En effet, l’arrêt relève qu’il n’était pas démontré que la gestion des ressources humaines de la société employant le DG relevait des fonctions de la DRH de la société de l’autre filiale, ni que cette dernière exerçait un pouvoir sur la direction de la filiale.
Dans un arrêt du 23 juin 2017, la Cour d’appel d’Aix en Provence [8] avait été appelée à statuer sur le sujet.
En l’espèce, la DRH d’une filiale avait reçu délégation du représentant d’une autre filiale du groupe l’autorisant à exercer sa mission de gestion du personnel sur les salariés de cette filiale.
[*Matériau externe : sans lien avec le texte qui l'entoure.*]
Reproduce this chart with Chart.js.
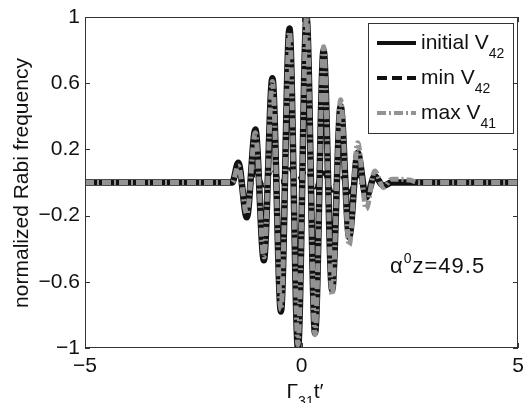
<!DOCTYPE html>
<html>
<head>
<meta charset="utf-8">
<script src="https://cdn.jsdelivr.net/npm/chart.js@4.4.1/dist/chart.umd.min.js"></script>
<style>
  html, body { margin: 0; padding: 0; background: #fff; }
  #wrap { width: 532px; height: 403px; position: relative; }
</style>
</head>
<body>
<div id="wrap"><canvas id="c" width="532" height="403"></canvas></div>
<script>
// Axis ticks
const xTicks = [-5, 0, 5];
const yTicks = [-1, -0.6, -0.2, 0.2, 0.6, 1];

// Initial V42: flat baseline, then the successive peaks and troughs of the pulse
const tInitial = [-5, -1.6, -1.46, -1.263, -1.066, -0.869, -0.672, -0.475, -0.278, -0.081,
                  0.116, 0.313, 0.51, 0.707, 0.904, 1.101, 1.298, 1.495, 1.692, 1.889, 2.086, 2.3, 5];
const vInitial = [0, 0, 0.12, -0.21, 0.32, -0.47, 0.63, -0.78, 0.93, -1.0,
                  1.0, -0.91, 0.80, -0.65, 0.46, -0.33, 0.18, -0.09, 0.04, -0.02, 0.0, 0, 0];

// Minimised V42: small residual ripple around zero
const tMin = [-5, -1.6, -1.46, -1.263, -1.066, -0.869, -0.672, -0.475, -0.278, -0.081,
              0.116, 0.313, 0.51, 0.707, 0.904, 1.101, 1.298, 1.495, 1.692, 1.889, 2.086, 2.3, 5];
const vMin = [0, 0, 0.06, -0.10, 0.07, -0.02, 0.08, 0.0, 0.08, 0.02,
              0.07, -0.03, 0.06, -0.05, 0.05, -0.06, 0.04, -0.07, 0.03, -0.02, 0.01, 0, 0];

// Maximised V41
const tMax = [-5, -1.6, -1.46, -1.263, -1.066, -0.869, -0.672, -0.475, -0.278, -0.081,
              0.116, 0.313, 0.51, 0.707, 0.904, 1.101, 1.298, 1.495, 1.692, 1.889, 2.086, 2.5, 2.7, 5];
const vMax = [0, 0, 0.10, -0.19, 0.30, -0.45, 0.61, -0.77, 0.91, -0.98,
              1.0, -0.92, 0.82, -0.68, 0.50, -0.38, 0.24, -0.16, 0.07, -0.03, 0.02, 0.015, 0, 0];

const seriesNames = ['initial', 'min', 'max'];
const seriesSubs = ['42', '42', '41'];
const annotationValue = '49.5';

const FONT = '"Liberation Sans", Arial, Helvetica, sans-serif';
const INK = '#111';
const GRAY = '#939393';
const DASH_MIN = [10, 5];
const DASH_MAX = [9, 3, 2, 3];

const toPts = (ts, vs) => ts.map((t, i) => ({ x: t, y: vs[i] }));
const fmt = v => {
  const r = Math.round(v * 10) / 10;
  const s = String(Math.abs(r));
  return r < 0 ? '\u2212' + s : s;
};

// Text with a raised or lowered small part
function richText(ctx, x, y, parts, align, spacing) {
  const sp = spacing || 0;
  let total = 0;
  parts.forEach(p => { ctx.font = p.size + 'px ' + FONT; total += ctx.measureText(p.t).width + sp * p.t.length; });
  let cx = align === 'center' ? x - total / 2 : x;
  parts.forEach(p => {
    ctx.font = p.size + 'px ' + FONT;
    ctx.textAlign = 'left';
    ctx.textBaseline = 'alphabetic';
    for (const ch of p.t) {
      ctx.fillText(ch, cx, y + (p.dy || 0));
      cx += ctx.measureText(ch).width + sp;
    }
  });
}

const decor = {
  id: 'decor',
  afterDatasetsDraw(chart) {
    const ctx = chart.ctx;
    const a = chart.chartArea;
    const xs = chart.scales.x, ys = chart.scales.y;
    ctx.save();
    // axes box with inward ticks
    ctx.strokeStyle = '#333';
    ctx.lineWidth = 1;
    ctx.strokeRect(a.left + 0.5, a.top + 0.5, a.right - a.left - 1, a.bottom - a.top - 1);
    ctx.beginPath();
    const TL = 5;
    yTicks.forEach(v => {
      const py = Math.round(ys.getPixelForValue(v)) + 0.5;
      ctx.moveTo(a.left, py); ctx.lineTo(a.left + TL, py);
      ctx.moveTo(a.right, py); ctx.lineTo(a.right - TL, py);
    });
    xTicks.forEach(v => {
      const px = Math.round(xs.getPixelForValue(v)) + 0.5;
      ctx.moveTo(px, a.bottom); ctx.lineTo(px, a.bottom - TL);
      ctx.moveTo(px, a.top); ctx.lineTo(px, a.top + TL);
    });
    ctx.stroke();

    // legend
    const lx = 368, ly = 23, lw = 145, lh = 110;
    ctx.fillStyle = '#fff';
    ctx.fillRect(lx, ly, lw, lh);
    ctx.strokeStyle = '#333';
    ctx.strokeRect(lx + 0.5, ly + 0.5, lw, lh);
    const rows = [49, 84, 119];
    const styles = [
      { c: INK, d: [] },
      { c: INK, d: DASH_MIN },
      { c: GRAY, d: DASH_MAX }
    ];
    rows.forEach((by, i) => {
      ctx.beginPath();
      ctx.strokeStyle = styles[i].c;
      ctx.lineWidth = 4;
      ctx.setLineDash(styles[i].d);
      ctx.moveTo(377, by - 6);
      ctx.lineTo(416, by - 6);
      ctx.stroke();
      ctx.setLineDash([]);
      ctx.fillStyle = INK;
      richText(ctx, 421, by, [
        { t: seriesNames[i] + ' V', size: 21 },
        { t: seriesSubs[i], size: 14, dy: 9 }
      ], 'left');
    });

    // parameter annotation
    ctx.fillStyle = INK;
    richText(ctx, 390, 273, [
      { t: '\u03b1', size: 22 },
      { t: '0', size: 14, dy: -10 },
      { t: 'z=' + annotationValue, size: 22 }
    ], 'left', 1);
    ctx.restore();
  },
  afterDraw(chart) {
    const ctx = chart.ctx;
    ctx.save();
    ctx.fillStyle = INK;
    // x axis title
    richText(ctx, 305, 398, [
      { t: '\u0393', size: 21 },
      { t: '31', size: 14, dy: 8 },
      { t: 't\u2032', size: 21 }
    ], 'center');
    // y axis title
    ctx.translate(28, 183);
    ctx.rotate(-Math.PI / 2);
    ctx.font = '21px ' + FONT;
    ctx.textAlign = 'center';
    ctx.textBaseline = 'alphabetic';
    ctx.fillText('normalized Rabi frequency', 0, 0);
    ctx.restore();
  }
};

new Chart(document.getElementById('c'), {
  type: 'line',
  data: {
    datasets: [
      { label: 'initial V42', data: toPts(tInitial, vInitial), borderColor: INK, borderWidth: 6.5, order: 3 },
      { label: 'min V42', data: toPts(tMin, vMin), borderColor: INK, borderWidth: 4, borderDash: DASH_MIN, order: 2 },
      { label: 'max V41', data: toPts(tMax, vMax), borderColor: GRAY, borderWidth: 5, borderDash: DASH_MAX, order: 1 }
    ]
  },
  options: {
    responsive: false,
    devicePixelRatio: 1,
    animation: false,
    layout: { padding: { top: 17, right: 14, left: 0, bottom: 0 } },
    elements: {
      point: { radius: 0 },
      line: { cubicInterpolationMode: 'monotone', borderJoinStyle: 'round', fill: false }
    },
    plugins: { legend: { display: false }, tooltip: { enabled: false } },
    scales: {
      x: {
        type: 'linear', min: -5, max: 5,
        afterBuildTicks: s => { s.ticks = xTicks.map(v => ({ value: v })); },
        afterFit: s => { s.height = 55; s.paddingLeft = 0; s.paddingRight = 0; },
        ticks: { callback: fmt, font: { family: FONT, size: 21 }, color: INK, padding: 6, maxRotation: 0, autoSkip: false },
        grid: { display: false, drawTicks: false },
        border: { display: false }
      },
      y: {
        type: 'linear', min: -1, max: 1,
        afterBuildTicks: s => { s.ticks = yTicks.map(v => ({ value: v })); },
        afterFit: s => { s.width = 85; s.paddingTop = 0; s.paddingBottom = 0; },
        ticks: { callback: fmt, font: { family: FONT, size: 21 }, color: INK, padding: 5, autoSkip: false },
        grid: { display: false, drawTicks: false },
        border: { display: false }
      }
    }
  },
  plugins: [decor]
});
</script>
</body>
</html>
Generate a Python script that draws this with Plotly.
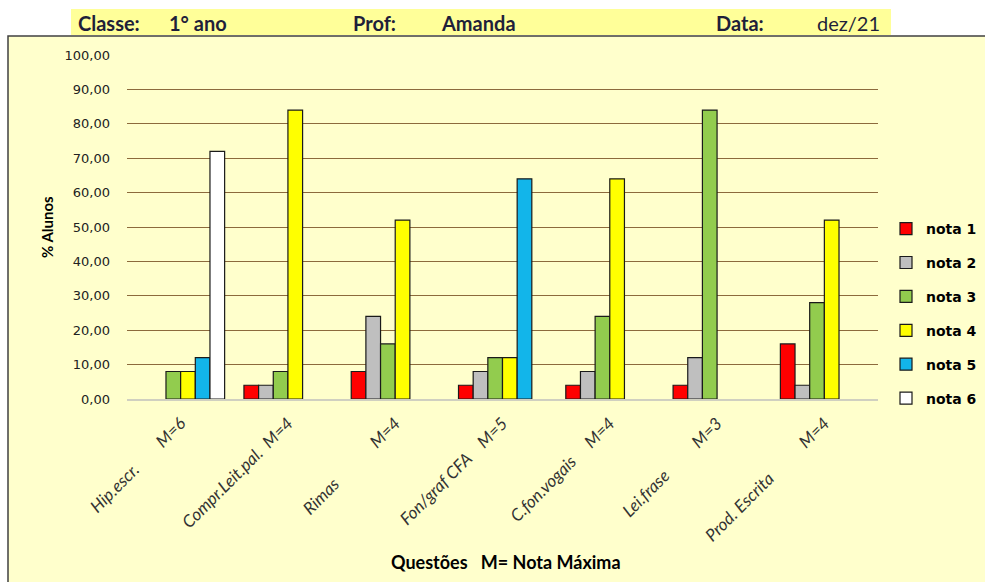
import plotly.graph_objects as go

NB = "\u00a0"
questions = [
    "Hip.escr." + NB * 8 + "M=6",
    "Compr.Leit.pal." + NB * 2 + "M=4",
    "Rimas" + NB * 13 + "M=4",
    "Fon/graf CFA" + NB * 4 + "M=5",
    "C.fon.vogais" + NB * 5 + "M=4",
    "Lei.frase" + NB * 10 + "M=3",
    "Prod. Escrita" + NB * 11 + "M=4",
]
series_names = ["nota 1", "nota 2", "nota 3", "nota 4", "nota 5", "nota 6"]
nota1 = [0, 4, 8, 4, 4, 4, 16]
nota2 = [0, 4, 24, 8, 8, 12, 4]
nota3 = [8, 8, 16, 12, 24, 84, 28]
nota4 = [8, 84, 52, 12, 64, 0, 52]
nota5 = [12, 0, 0, 64, 0, 0, 0]
nota6 = [72, 0, 0, 0, 0, 0, 0]
y_ticks = [0, 10, 20, 30, 40, 50, 60, 70, 80, 90, 100]

colors = ["#FF0000", "#BFBFBF", "#92CC4E", "#FFFF00", "#12B5EA", "#FFFFFF"]
all_series = [nota1, nota2, nota3, nota4, nota5, nota6]

W, H = 985, 582
L, R, T, B = 127, 878, 55, 399  # plot area in px


def px(x):
    return (x - L) / (R - L)


def py(y):
    return (B - y) / (B - T)


fig = go.Figure()
for name, vals, col in zip(series_names, all_series, colors):
    fig.add_trace(go.Bar(
        x=questions,
        y=[v if v else None for v in vals],
        name=name,
        legendgroup=name,
        marker=dict(color=col, line=dict(color="#1a1a1a", width=1.2)),
    ))

shapes = [
    # chart area
    dict(type="rect", xref="paper", yref="paper", x0=px(8), x1=px(995), y0=py(595), y1=py(36),
         fillcolor="#FFFFCC", line=dict(color="#404040", width=1.5), layer="below"),
    # header band
    dict(type="rect", xref="paper", yref="paper", x0=px(71), x1=px(891), y0=py(35), y1=py(9),
         fillcolor="#FFFF99", line=dict(width=0), layer="below"),
]

hdr_font = dict(family="Lato", size=20, color="#1F1F3A")
annotations = [
    dict(text="<b>Classe:</b>", x=px(76), y=py(23), xanchor="left", yanchor="middle", font=hdr_font),
    dict(text="<b>1° ano</b>", x=px(167), y=py(23), xanchor="left", yanchor="middle", font=hdr_font),
    dict(text="<b>Prof:</b>", x=px(351), y=py(23), xanchor="left", yanchor="middle", font=hdr_font),
    dict(text="<b>Amanda</b>", x=px(439), y=py(23), xanchor="left", yanchor="middle", font=hdr_font),
    dict(text="<b>Data:</b>", x=px(714), y=py(23), xanchor="left", yanchor="middle", font=hdr_font),
    dict(text="dez/21", x=px(882), y=py(23), xanchor="right", yanchor="middle", font=hdr_font),
    dict(text="<b>% Alunos</b>", x=px(47), y=0.5, xanchor="center", yanchor="middle", textangle=-90,
         font=dict(family="Lato", size=15, color="#000000")),
    dict(text="<b>Questões" + NB * 3 + "M= Nota Máxima</b>", x=px(506), y=py(562), xanchor="center",
         yanchor="middle", font=dict(family="Lato", size=18, color="#000000")),
]
for a in annotations:
    a.update(xref="paper", yref="paper", showarrow=False)

fig.update_layout(
    template="none",
    width=W, height=H,
    margin=dict(l=L, r=W - R, t=T, b=H - B, autoexpand=False),
    paper_bgcolor="#FFFFFF",
    plot_bgcolor="rgba(0,0,0,0)",
    barmode="group",
    bargap=0.18,
    bargroupgap=0,
    separators=",.",
    shapes=shapes,
    annotations=annotations,
    showlegend=True,
    legend=dict(
        x=px(886), y=py(213), xanchor="left", yanchor="top",
        font=dict(family="DejaVu Sans", size=14, color="#000000", weight="bold"),
        bgcolor="rgba(0,0,0,0)", tracegroupgap=12.7, itemclick=False,
    ),
    xaxis=dict(
        type="category", tickangle=-45, automargin=False, showgrid=False,
        showline=True, linecolor="#D0D0C0", linewidth=1.5, zeroline=False, ticks="",
        tickfont=dict(family="Lato", size=17, color="#333333", style="italic"),
        ticklabelstandoff=6,
    ),
    yaxis=dict(
        range=[0, 100], tickvals=y_ticks, tickformat=".2f", automargin=False,
        showgrid=True, gridcolor="#8C6A3C", gridwidth=1,
        zeroline=False, showline=False, ticks="",
        tickfont=dict(family="DejaVu Sans", size=13, color="#222222"),
        ticklabelstandoff=16,
    ),
)

fig.write_html("out.html")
Pour les magistrats, la DRH, qui n’était pas employée de la société mère mais d’une autre filiale, devait être considérée comme une personne étrangère à la filiale employeur du salarié.
3/ La sanction liée au défaut de qualité du signataire.
Dans un arrêt du 2 octobre 2002 [9], la Cour de cassation a jugé que l’irrégularité pouvant affecter la procédure de licenciement, y compris au titre du mandat donné à un tiers pour la conduire, ne peut suffire à priver de cause la décision de licencier.
Cette irrégularité de procédure ouvrait droit, pour le salarié, à une indemnité ne pouvant être supérieure à un mois de salaire [10].
Cette jurisprudence n’est plus d’actualité, la Cour de cassation considérant désormais que l’absence de pouvoir du signataire de la lettre de licenciement prive cette mesure de cause réelle et sérieuse [11].
Cette solution est constamment réaffirmée depuis cette date [12].
Dans une telle hypothèse, le salarié est éligible à une indemnité à la charge de l’employeur, dont le montant est compris entre les montants minimaux et maximaux fixés dans le tableau de l’article L1235-3 du Code du travail (« barème Macron »).
Xavier Berjot, Avocat au Barreau de Paris.